What’s next with this evolving technology?
Whole slide imaging is a powerful tool when used appropriately. But in terms of clinical use, the technology is still in its infancy because the speed it provides pathologists is something akin to a toddler’s tentative gait.
“We are just beginning to see adoption for reading slides without a microscope,” said Michael Feldman, MD, PhD, FASCP, associate professor of pathology and laboratory medicine at the Hospital of the University of Pennsylvania, Philadelphia. Feldman, who presented a live webcast on “Whole Slide Imaging and Beyond” for the American Society for Clinical Pathology, noted that the real challenge in the proliferation of whole slide imaging lies in the fact that the available imaging systems to date really don’t improve the speed or functionality of what a pathologist can do with a microscope.
Digital Speed Bumps
“Right now, using a microscope is much faster than using a digital slide system,” said Feldman. The reason for the time lag is the massive amount of data contained on a whole slide. “The size of the image is very large – 30 or 40 monitors worth of data” said Feldman. “A monitor can only display a couple million pixels at a time, but when there are a billion pixels to look at, they have to be pushed through screen by screen. It’s a process that is about 50-60% slower than viewing through a microscope. If you slow your pathologists down, that adds considerable cost to the diagnostic process.” Feldman noted vendors are working tirelessly to enhance the technology and are focusing on ways to improve workflow, process and performance as well as to add computational image analysis into the anatomic workflow to enhance efficiency and speed to diagnoses and drive down the costs of digital pathology adoption. “But we’re just not there yet,” he added.
However, there are places were adoption makes sense-places where the business driver to adopt trumps the time challenge. “For example, remote places where there are not many pathologists available, or where a subspecialist may not be available,” explained Feldman. “In such a case, you can send the slide and share expertise remotely without having to fly someone hundreds of miles to your location. Pathologists and sub-specialty pathologists are limited commodities; there’s an important business driver in being able to digitize a slide and move it across a distance.”
Bringing whole slide imaging to a dollars-and-cents reality is critical, given the expense of the undertaking. “It costs $250,000-$300,000 per scanner, and you can’t have just one. A very busy lab might need 8 to 10 scanners, plus a couple of lab technicians to run them. A facility could be looking at millions of dollars in scanner costs plus hundreds of thousands of dollars in recurring full-time employee costs. Add to that data storage costs. It’s very expensive.”

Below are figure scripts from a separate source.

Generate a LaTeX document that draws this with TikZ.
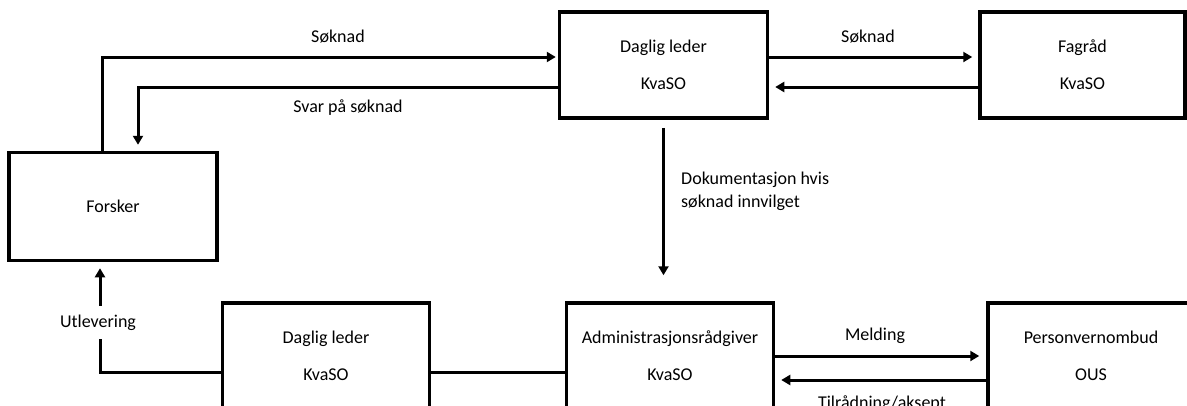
\documentclass[tikz,border=0pt]{standalone}
\usepackage{fontspec}
\setmainfont{Carlito}
\usetikzlibrary{arrows.meta}
\begin{document}
\begin{tikzpicture}[x=1pt,y=-1pt,
  box/.style={draw=black,line width=3.5pt,minimum width=207pt,minimum height=106pt,
    inner sep=0pt,align=center,font=\fontsize{18}{37}\selectfont},
  lab/.style={inner sep=0pt,font=\fontsize{18}{23}\selectfont},
  conn/.style={line width=3pt},
  arr/.style={conn,-{Triangle[length=9pt,width=10pt]}}]
\path[use as bounding box] (0,0) rectangle (1187,405);
\clip (0,0) rectangle (1187,405);
% boxes
\node[box,minimum width=208pt,minimum height=108pt] (forsker) at (113,206.5) {Forsker};
\node[box,minimum width=208pt] (dl1) at (663.5,65) {Daglig leder\\KvaSO};
\node[box,minimum width=205pt] (fag) at (1082.5,65) {Fagråd\\KvaSO};
\node[box,minimum width=207pt] (dl2) at (326,356) {Daglig leder\\KvaSO};
\node[box,minimum width=207pt] (adm) at (670,356) {Administrasjonsrådgiver\\KvaSO};
\node[box,minimum width=206pt] (pvo) at (1091,356) {Personvernombud\\OUS};
% labels
\node[lab] (l1) at (338,37) {Søknad};
\node[lab] (l2) at (348,108) {Svar på søknad};
\node[lab] (l3) at (868,37) {Søknad};
\node[lab,align=left,anchor=west] (l4) at (681,191.5) {Dokumentasjon hvis\\søknad innvilget};
\node[lab,minimum height=33pt] (utl) at (100,322.5) {\hspace*{-4pt}Utlevering};
\node[lab] (l5) at (875,336) {Melding};
\node[lab] (l6) at (882,404) {Tilrådning/aksept};
% connectors
\draw[arr,shorten >=2pt] ([xshift=-10.5pt]forsker.north) |- ([yshift=8pt]dl1.west);
\draw[arr,shorten >=6pt] ([yshift=-22pt]dl1.west) -| ([xshift=25pt]forsker.north);
\draw[arr,shorten >=6pt] ([yshift=8pt]dl1.east) -- ([yshift=8pt]fag.west);
\draw[arr,shorten >=6pt] ([yshift=-22pt]fag.west) -- ([yshift=-22pt]dl1.east);
\draw[arr,shorten <=8pt,shorten >=26pt] (dl1.south) -- (dl1.south |- adm.north);
\draw[conn] ([yshift=-16pt]dl2.west) -| (utl.south);
\draw[arr,shorten >=6pt] (utl.north) -- (utl.north |- forsker.south);
\draw[conn] ([yshift=-16pt]dl2.east) -- ([yshift=-16pt]adm.west);
\draw[arr,shorten >=7pt] (adm.east) -- (adm.east -| pvo.west);
\draw[arr,shorten >=6pt] ([yshift=-24pt]pvo.west) -- ([yshift=-24pt]adm.east);
\end{tikzpicture}
\end{document}
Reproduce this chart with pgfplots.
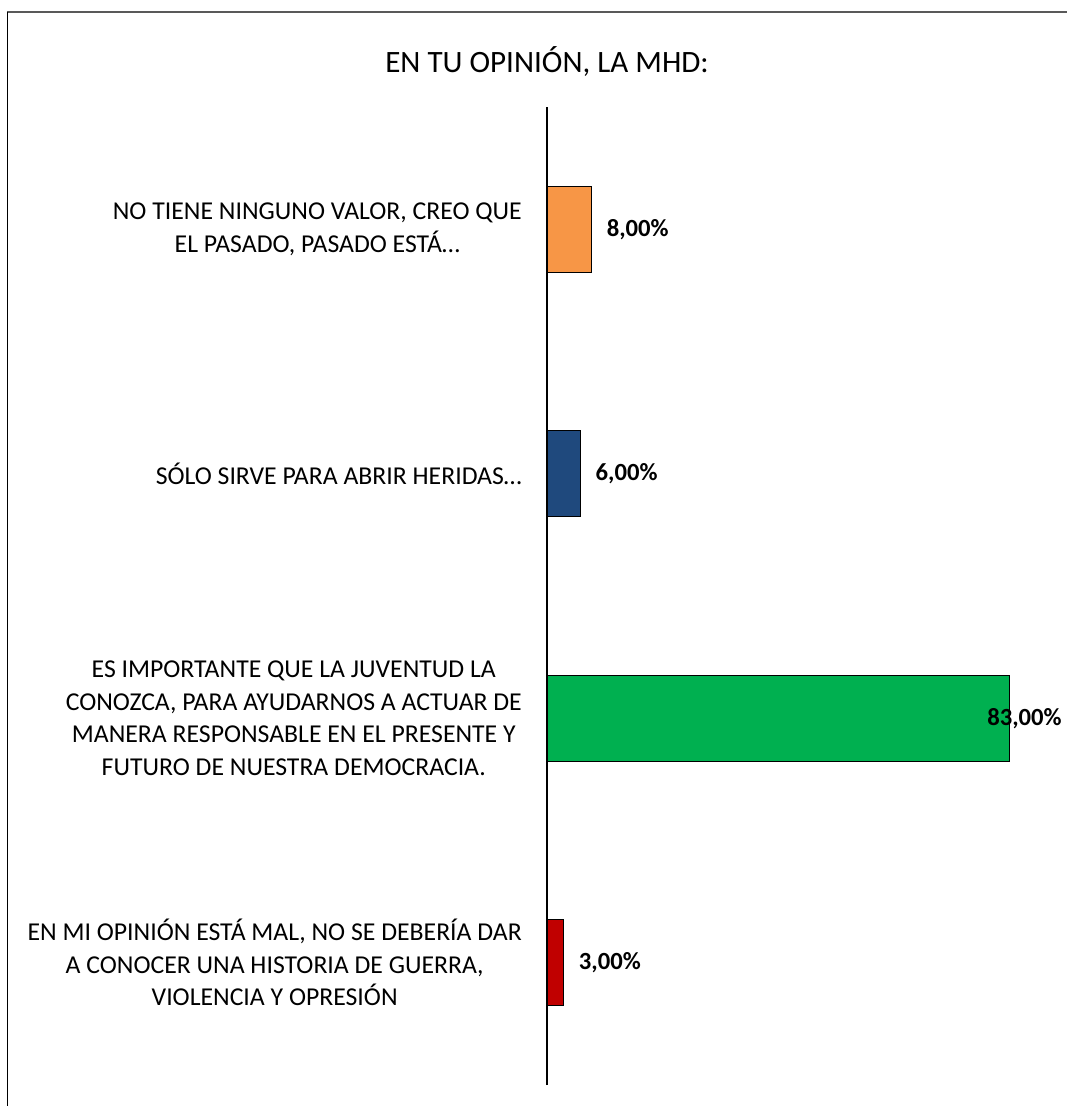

Beyond Whole Slide Imaging
Whole slide imaging already offers tremendous advantages in remote consultations and telehealth, and will be even more compelling in other uses when speed is increased and cost is decreased. Whole slide images tend to be brightfield images – as if a standard microscope image were placed inside a computer.
Another technology – multispectral imaging – moves beyond that visual concept. “Multi-spectral imaging allows us to interrogate tissue in a multiplexed, multichannel way through the use of antibodies and fluorophores,” explained Feldman.
What, exactly, might be detected on multispectral inspection that could not be seen on whole slide imaging? Feldman answered, “We will be able to dissect oncogenic pathways, immune responses; it will depend on what markers are available on the protein level. It’s very much like flow cytometry for the slide – it allows us to investigate one or more proteins in each and every cell, and allows us to understand the biologic questions of cell proliferation and cell death.
“The way we do things today is one color at a time, and then we try to visually compare things. The reality is that it is very hard to do,” Feldman said. “But being able to stain tissues for four, five or more antibodies at a time so that we can co-localize the information brings us to another level of sophistication in diagnosing disease and prognosticating outcomes. It has huge potential.”
Right now, multispectral imaging is primarily a research tool, requiring a multispectral technical platform (Feldman said PerkinElmer offers an “excellent platform” which is in use at the University of Pennsylvania) as well as expertise in the specialized staining.
As for clinical use, it’s not far away, said Feldman. “We are having great progress. I expect to see this first in hematopathology where it will be very useful. At Penn, we believe we may be able to bring up four- or five-color staining as a routine analytic test in the next two years.”